The minimum raise amount that triggers automatic conversion of convertible notes or SAFEs.


What is Qualified Financing?

Qualified financing is a threshold (typically $1M-$2M) that when crossed, triggers automatic conversion of convertible securities. It ensures conversions happen in meaningful funding events, not tiny bridge rounds.

Setting the Threshold

The threshold should be high enough to indicate a real round but low enough that you can realistically raise it. Too high and you might need to negotiate conversions; too low and small raises trigger unwanted dilution.

Below-Threshold Raises

If you raise less than qualified financing, convertible holders don't automatically convert.

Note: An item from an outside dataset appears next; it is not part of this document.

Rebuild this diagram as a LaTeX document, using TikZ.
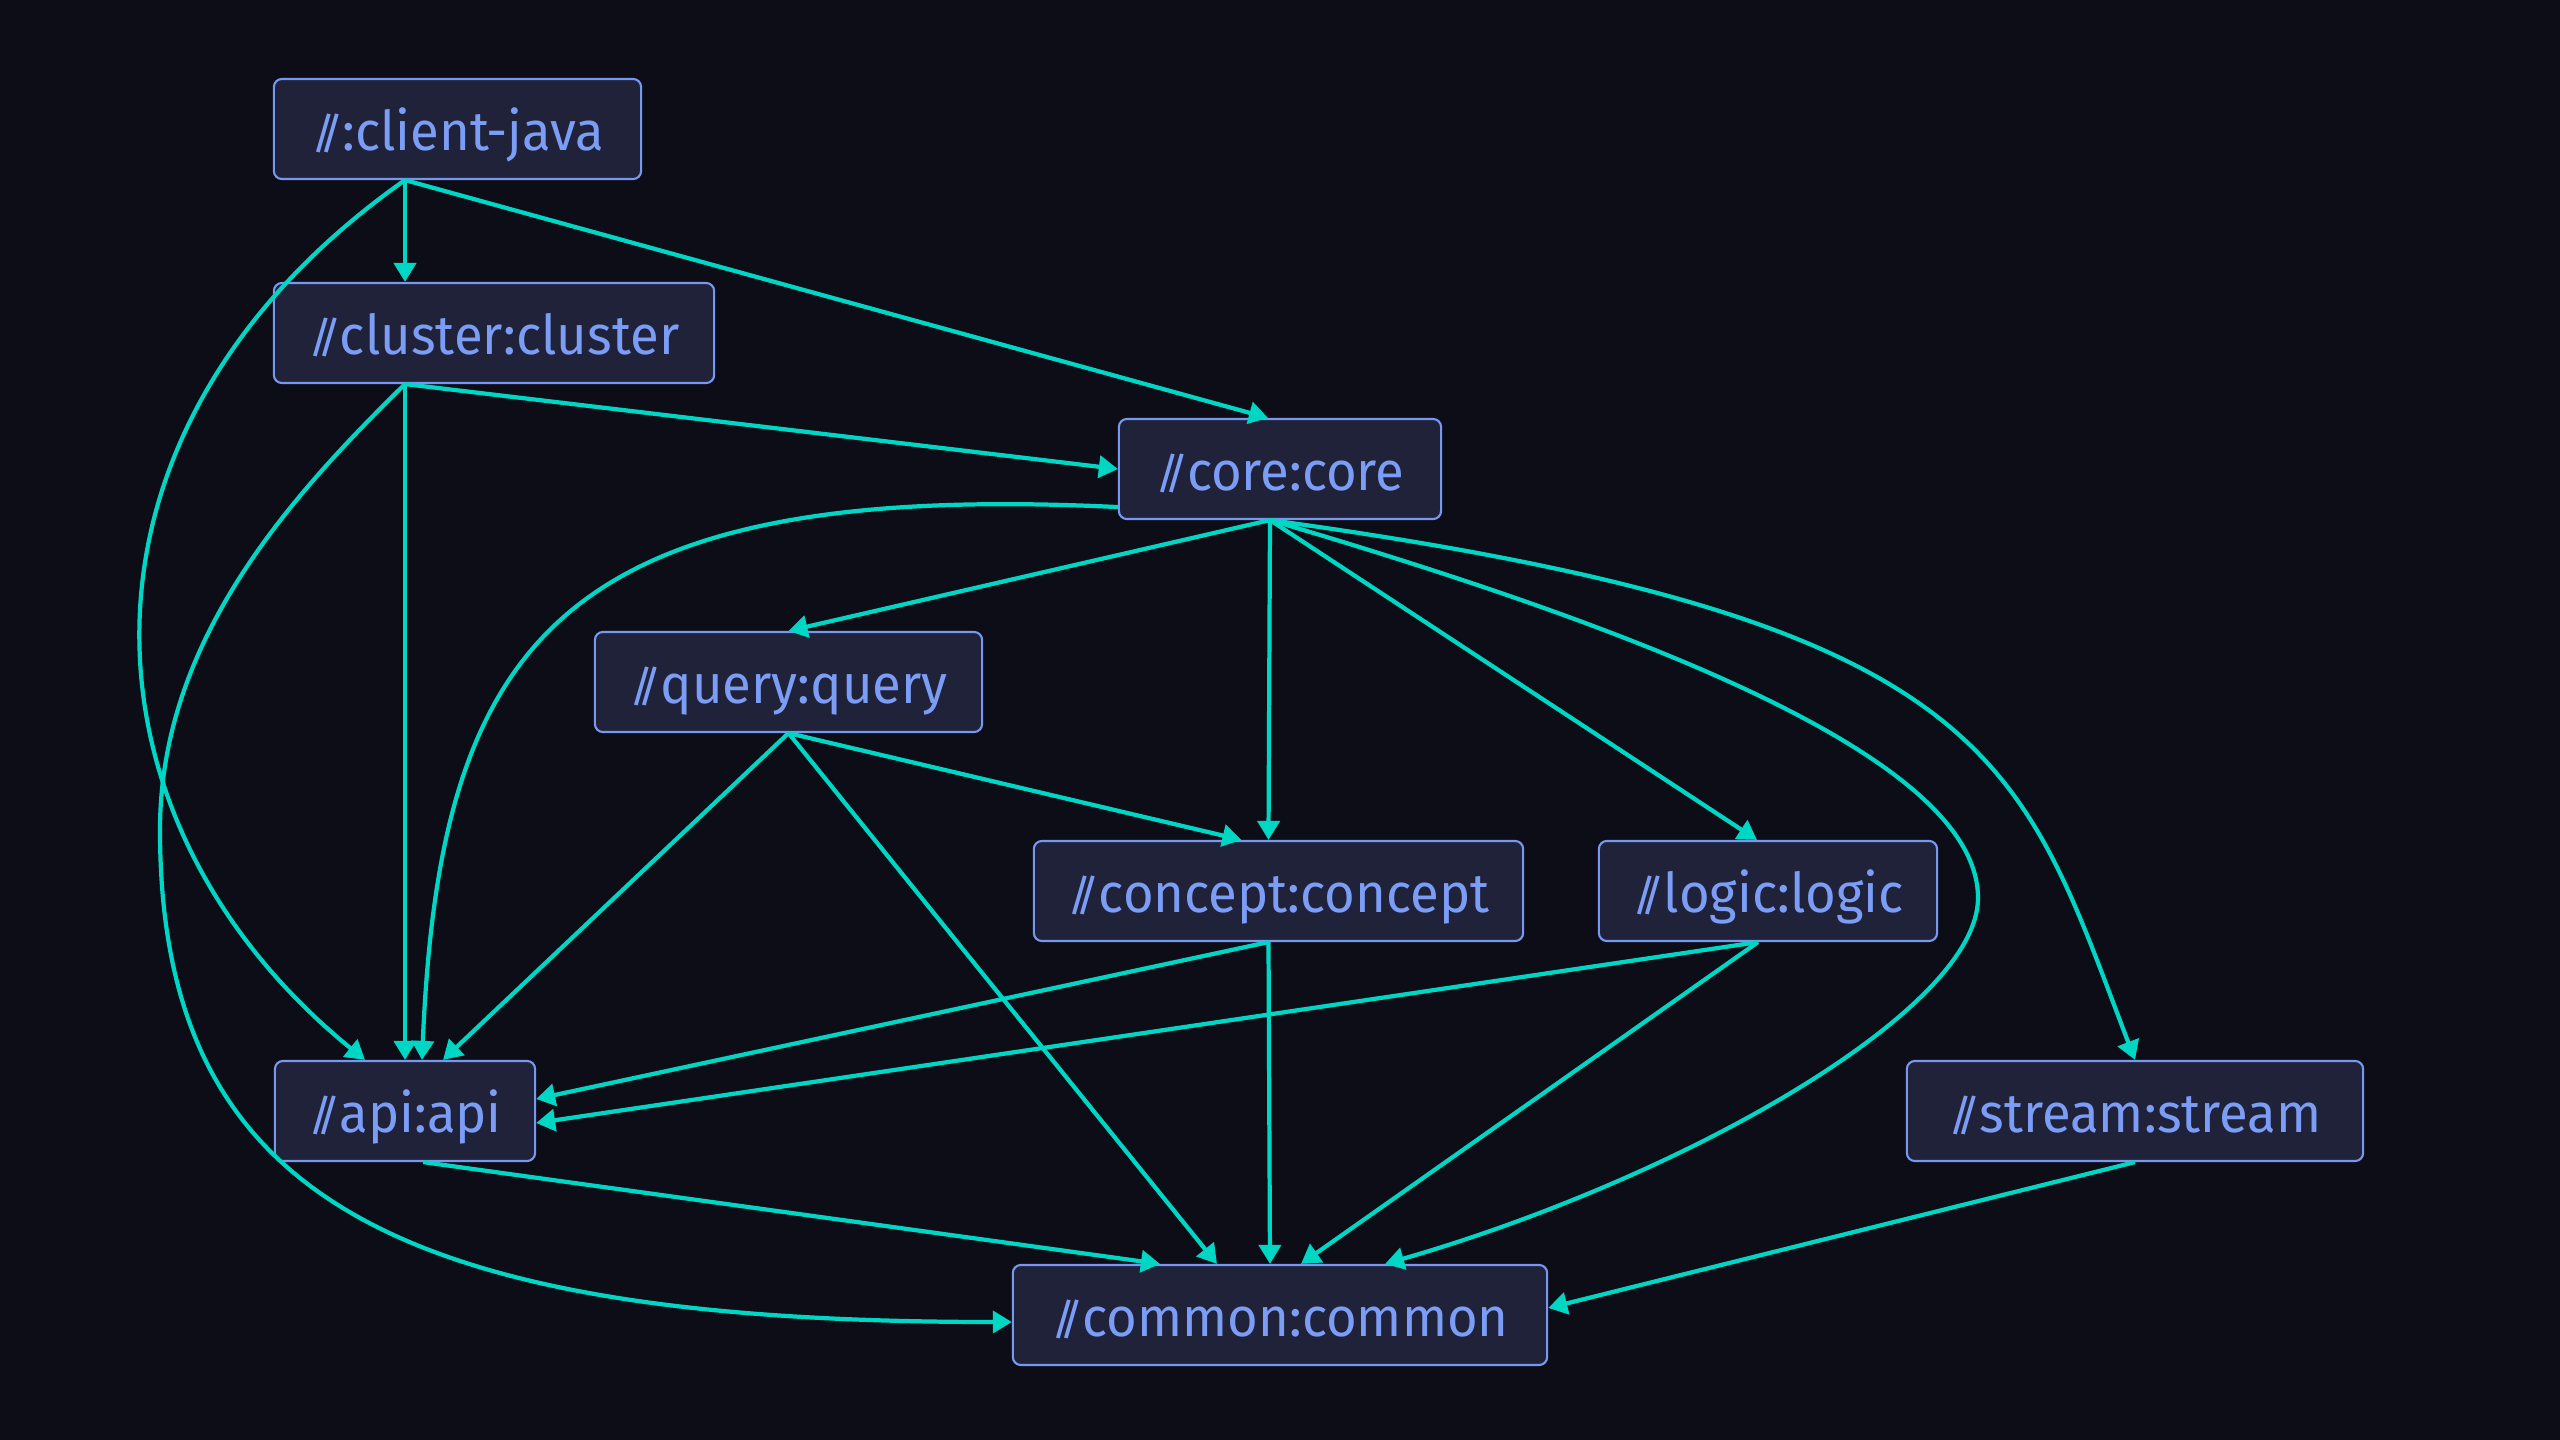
\documentclass[tikz,border=0pt]{standalone}
\usepackage{fontspec}
\usepackage{graphicx}
\setmainfont{Fira Sans}[FakeStretch=.96]
\usetikzlibrary{arrows.meta}

\definecolor{bgdark}{HTML}{0D0D17}
\definecolor{boxfill}{HTML}{1F2239}
\definecolor{boxline}{HTML}{7898F0}
\definecolor{boxtext}{HTML}{7C9DF6}
\definecolor{deplink}{HTML}{00D6C4}

% the tight double slash in front of every module path
\newcommand\dsl{\raisebox{.02em}{\scalebox{.9}[.78]{/\kern-.33em/}}\kern-.03em}

\begin{document}
\begin{tikzpicture}[
    x=0.01cm,y=-0.01cm,
    mod/.style={draw=boxline,fill=boxfill,text=boxtext,line width=.6pt,
      rounded corners=.08cm,inner xsep=0pt,inner ysep=0pt,minimum height=1cm,
      text height=.5cm,text depth=.08cm,font=\fontsize{15.6pt}{18pt}\selectfont},
    dep/.style={draw=deplink,line width=1.2pt,-{Triangle[length=.19cm,width=.22cm]}}
  ]
    \fill[bgdark] (0,0) rectangle (2560,1440);

    % modules, one per rank
    \node[mod,minimum width=3.67cm] (cj) at (457.5,129) {\dsl:client-java};
    \node[mod,minimum width=4.40cm] (clu) at (494,333) {\dsl cluster:cluster};
    \node[mod,minimum width=3.22cm] (core) at (1280,469) {\dsl core:core};
    \node[mod,minimum width=3.87cm] (query) at (788.5,682) {\dsl query:query};
    \node[mod,minimum width=4.89cm] (concept) at (1278.5,891) {\dsl concept:concept};
    \node[mod,minimum width=3.38cm] (logic) at (1768,891) {\dsl logic:logic};
    \node[mod,minimum width=2.60cm] (api) at (405,1111) {\dsl api:api};
    \node[mod,minimum width=4.56cm] (stream) at (2135,1111) {\dsl stream:stream};
    \node[mod,minimum width=5.34cm] (common) at (1280,1315) {\dsl common:common};

    % :client-java
    \draw[dep] (api.north |- cj.south) -- (api.north |- clu.north);
    \draw[dep] (api.north |- cj.south) -- ([xshift=-.12cm]core.north);
    \draw[dep] (api.north |- cj.south) .. controls (50,430) and (70,820) .. ([xshift=-.4cm]api.north);

    % cluster
    \draw[dep] (api.north |- clu.south) -- (core.west);
    \draw[dep] (api.north |- clu.south) -- (api.north);
    \draw[dep] (api.north |- clu.south) .. controls (290,497) and (160,640) .. (160,830)
      .. controls (160,1200) and (400,1322) .. ([yshift=-.07cm]common.west);

    % core
    \draw[dep] ([yshift=.13cm]core.south west) .. controls (560,480) and (440,640) .. ([xshift=.17cm]api.north);
    \draw[dep] ([xshift=-.1cm]core.south) -- (query.north);
    \draw[dep] ([xshift=-.1cm]core.south) -- ([xshift=-.1cm]concept.north);
    \draw[dep] ([xshift=-.1cm]core.south) -- ([xshift=-.11cm]logic.north);
    \draw[dep] ([xshift=-.1cm]core.south) .. controls (1650,632) and (1978,760) .. (1978,898)
      .. controls (1978,1010) and (1683,1178) .. ([xshift=1.05cm]common.north);
    \draw[dep] ([xshift=-.1cm]core.south) .. controls (2000,620) and (2020,760) .. (stream.north);

    % query
    \draw[dep] (query.south) -- ([xshift=.38cm]api.north);
    \draw[dep] (query.south) -- ([xshift=-.37cm]concept.north);
    \draw[dep] (query.south) -- ([xshift=-.63cm]common.north);

    % concept and logic
    \draw[dep] ([xshift=-.1cm]concept.south) -- ([yshift=.12cm]api.east);
    \draw[dep] ([xshift=-.1cm]concept.south) -- ([xshift=-.1cm]common.north);
    \draw[dep] ([xshift=-.1cm]logic.south) -- ([yshift=-.12cm]api.east);
    \draw[dep] ([xshift=-.1cm]logic.south) -- ([xshift=.21cm]common.north);

    % api and stream
    \draw[dep] ([xshift=.18cm]api.south) -- ([xshift=-1.2cm]common.north);
    \draw[dep] (stream.south) -- ([yshift=.07cm]common.east);
  \end{tikzpicture}
\end{document}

This can create messy cap tables with multiple unconverted instruments. Negotiate conversion terms if this happens.

Formula

Typical qualified financing thresholds:

  • Seed SAFEs: $500K-$1M
  • Convertible notes: $1M-$2M
  • Later notes: May specify Series A specifically
Example

SAFE terms: $200K, converts on qualified financing of $1M+.

Scenario 1: Raise $1.5M Series A. Qualified financing met. SAFE converts.

Scenario 2: Raise $600K bridge. Below threshold. SAFE remains unconverted, still outstanding.

Scenario 3: Raise $300K then $800K. Neither is qualified. SAFEs still outstanding until a $1M+ round.